The Taliban have threatened to resume hostilities against foreign troops in Afghanistan if they did not meet the May 1 deadline to withdraw.
If the May 1 deadline was not met, the Taliban would be “compelled to … continue its Jihad and armed struggle against foreign forces to liberate its country”, the group said in a statement on Friday.
The armed group’s threat followed comments by US President Joe Biden, who on Thursday said it would be hard to withdraw the last US troops by the deadline, which was agreed with Washington last year.
“It’s not my intention to stay there for a long time,” Biden said, “We will leave. The question is when we leave.” When asked if US troops will still be in Afghanistan next year, he said, ”I can’t picture that being the case.”
The Taliban said it was committed to the agreement, which it termed the “most sensible and shortest path” to end the conflict.

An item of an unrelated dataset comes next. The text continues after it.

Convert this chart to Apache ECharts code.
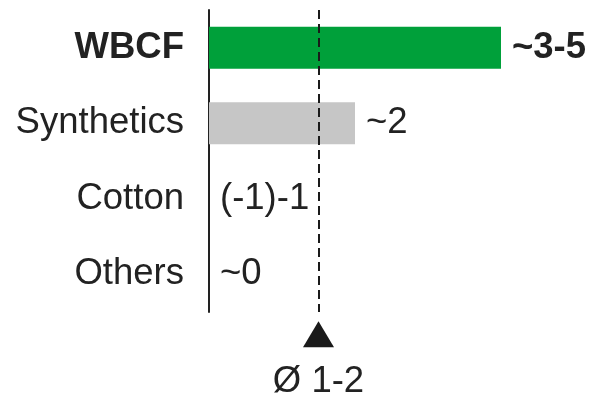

Responsibility for its prolongation “will be on the shoulders of those who committed this violation,” the statement said.
Under the February 2020 deal negotiated by Biden’s predecessor Donald Trump’s administration, the US promised to withdraw all 2,500 US troops left in Afghanistan.
In return, the Taliban pledged to renounce violence, prevent groups such as al-Qaeda from using Afghanistan as a base from which to attack US and allied targets and enter into intra-Afghan peace talks.